Digital Objects – The Core of Our Complex Data Market

There are still many open questions about fundamental issues in the data management community that need to be addressed before any significant steps can be taken to increase the scalability and the management of digital research objects (DROs) and expand the user base and effective use of DROs by the scientific research community. There are still significant discussions related to the granularity, versioning, mutability, and lifecycle aspects of existing and developing DRO architectures. What should be the core model of software development for the evolving, global data market? Peter Wittenburg, Research Data Alliance (RDA) Europe Director, sought to address this issue by pointing towards the decades long experience of the modern data community with useful, transferable tools such as persistent identification codes (PIDs), metadata systems and standards, and data sharing principles (Australian National Data Service, 2017). With this experience, he thinks that it should be possible for data and information scientists to agree upon and adopt a core management model that can address DRO issues in what he describes as the open data market.

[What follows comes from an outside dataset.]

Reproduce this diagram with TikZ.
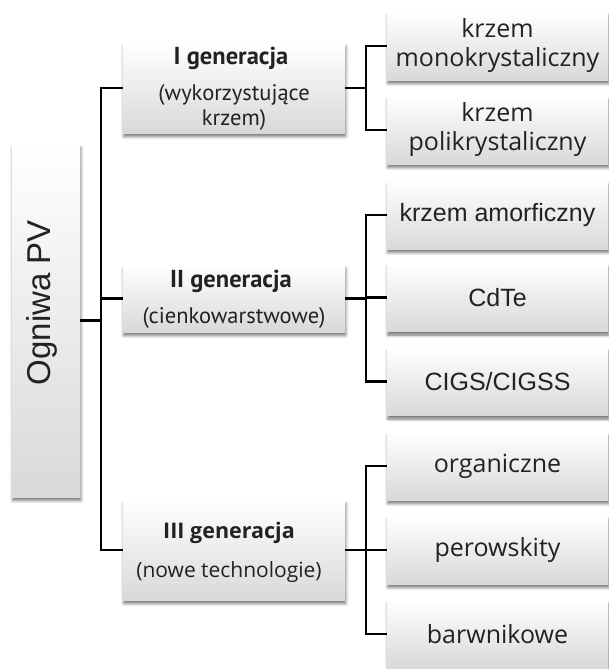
\documentclass[tikz,border=0pt]{standalone}
\usepackage{fontspec}
\setmainfont{Liberation Sans}
\newfontfamily\ptsans{PT Sans}
\newfontfamily\osans{Open Sans}
\usetikzlibrary{shadows.blur,calc}
\definecolor{txt}{HTML}{222222}
\tikzset{
  box/.style={top color=white, bottom color=black!15, inner sep=0pt, align=center, text=txt,
    blur shadow={shadow xshift=0.8pt, shadow yshift=-3.5pt, shadow blur radius=3pt, shadow opacity=55}},
  genbox/.style={box, minimum width=222pt},
  leaf/.style={box, minimum width=221pt, minimum height=68pt},
  lbl/.style={text=txt, inner sep=0pt, align=center},
  gtitle/.style={lbl, font=\ptsans\bfseries\fontsize{24.5}{28}\selectfont},
  gsub/.style={lbl, font=\ptsans\fontsize{22.5}{25}\selectfont},
  atitle/.style={lbl, font=\osans\bfseries\fontsize{21.5}{25}\selectfont},
  asub/.style={lbl, font=\osans\fontsize{21}{25}\selectfont},
  afont/.style={font=\osans\fontsize{25}{29}\selectfont},
  lfont/.style={font=\fontsize{25}{29}\selectfont},
  conn/.style={line width=2.4pt, black, line join=miter}
}
\begin{document}
\begin{tikzpicture}[x=1pt,y=-1pt]
\useasboundingbox (0,0) rectangle (608,669);
% root
\node[box, minimum width=68pt, minimum height=353pt] (root) at (46,320.5) {};
\node[lbl, rotate=90, font=\fontsize{33}{38}\selectfont] (roott) at (42,302.5) {Ogniwa PV};
% generations
\node[genbox, minimum height=90pt] (g1) at (234,88) {};
\node[gtitle] (g1t) at (231,58) {I generacja};
\node[gsub] (g1s) at (234,107.5) {(wykorzystujące\\krzem)};
\node[genbox, minimum height=67pt] (g2) at (234,298.5) {};
\node[gtitle] (g2t) at (231,281) {II generacja};
\node[gsub] (g2s) at (234,318) {(cienkowarstwowe)};
\node[genbox, minimum height=100pt] (g3) at (234,550) {};
\node[atitle] (g3t) at (229,533) {III generacja};
\node[asub] (g3s) at (229,572) {(nowe technologie)};
% leaves
\node[leaf, afont] (c1) at (497.5,46) {krzem\\monokrystaliczny};
\node[leaf, afont] (c2) at (497.5,130) {krzem\\polikrystaliczny};
\node[leaf, lfont] (c3) at (497.5,215) {krzem amorficzny};
\node[leaf, lfont] (c4) at (497.5,297.5) {CdTe};
\node[leaf, lfont] (c5) at (497.5,381.5) {CIGS/CIGSS};
\node[leaf, afont] (c6) at (497.5,466) {organiczne};
\node[leaf, afont] (c7) at (497.5,550) {perowskity};
\node[leaf, afont] (c8) at (497.5,634) {barwnikowe};
% connectors
\coordinate (t) at (101,0);
\coordinate (s) at (366,0);
\draw[conn] (root.east) -- (root.east -| t);
\draw[conn] (g1.west) -- (g1.west -| t) -- (g3.west -| t) -- (g3.west);
\draw[conn] (g2.west) -- (g2.west -| t);
\draw[conn] (g1.east) -- (g1.east -| s);
\draw[conn] (c1.west) -- (c1.west -| s) -- (c2.west -| s) -- (c2.west);
\draw[conn] (g2.east) -- (g2.east -| s);
\draw[conn] (c3.west) -- (c3.west -| s) -- (c5.west -| s) -- (c5.west);
\draw[conn] (c4.west) -- (c4.west -| s);
\draw[conn] (g3.east) -- (g3.east -| s);
\draw[conn] (c6.west) -- (c6.west -| s) -- (c8.west -| s) -- (c8.west);
\draw[conn] (c7.west) -- (c7.west -| s);
\end{tikzpicture}
\end{document}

Peter Wittenburg’s primary goal has been to use a digital object architecture as a starting point to address the many challenges of modern research. One of these issues is the exponential growth of information and connection through the web. This has led to the popularity of cloud technologies (Heilig & Voß, 2014), which have presented themselves as a more universal way of providing access to and organizing information. This is a fundamental need as approximately 75–80% of a scientist’s time is lost in data management (CrowdFlower, 2017; Wittenburg, 2016; Wittenburg & Strawn, 2013). DOs1 might be a general enough infrastructure to organize the influx of scientific data around, as they are based on simple concepts with a long history. Fundamentally, DOs are meaningful entities that exist in the digital world. They are collections of data that are structured, have PIDs, are organized by metadata, and that represent a coalescence of work with a common purpose (Kahn & Wilensky, 2006). DOs are a potentially useful foundation for organizing research in a complex data market for several reasons. Namely, they are clearly identifiable objects that are potentially easy to search and access as long as consistent, detailed, rich metadata are used throughout the data market. To be widely utilized by the scientific community DOs must be Findable, Accessible, Interoperable, and Re-usable (FAIR) (Australian National Data Service, 2017), but the issues of security, differing community standards, and data collection practices still remain. Wittenburg’s final point was that for DOs to bear fruit significantly more information must be collected, shared, and organized by members of the research community through the use of workflow tools (e.g. WebLicht) (CLARIN-D, 2017), data services (e.g. Research Data Alliance) (Research Data Alliance, 2017), and community standards. The current research data market does not encourage these practices and significant advancements in DO technologies must be made before the community practices that they depend upon will evolve.

Developing Frameworks

As mentioned by Wittenburg, one of the fundamental challenges of data management is developing a DRO architecture that is scalable, widespread, and user friendly, and there is a lot of work being done to develop the necessary technical and institutional frameworks. Under the leadership of Larry Lannom, Center for National Research Initiatives (CNRI), the RDA Data Fabric Group was formed to bridge between the many existing research and data management perspectives and identify the minimal set of common components upon which domain-specific workflows may be built (Research Data Alliance, 2018). The Data Fabric group has adopted the DO architecture in the form of the Cross-Continental Collection and Management Pilot (C2CAMP). This initiative addresses the issue of data abundance from the processing side by developing automation that can collect data and generate metadata by using the CNRI DO model. The infrastructure emerging from C2CAMP is built such that each DO has a globally unique and actionable identifier that is assigned a type with tightly associated metadata and a set of queriable operations that can be connected to any DOs. This is accomplished by utilizing the Global Digital Object Cloud (GDOC), which can be used to connect to any DO that has consistent metadata and a PID. Furthermore, C2CAMP is able to distinguish between data types, such as discovery, interpretation, and processing, which will allow this framework to extend to fields with different metadata requirements. By making use of these general, simple, and well-known architectures, Lannom hopes to ease the process for scientists who are open to a new social, data sharing infrastructure.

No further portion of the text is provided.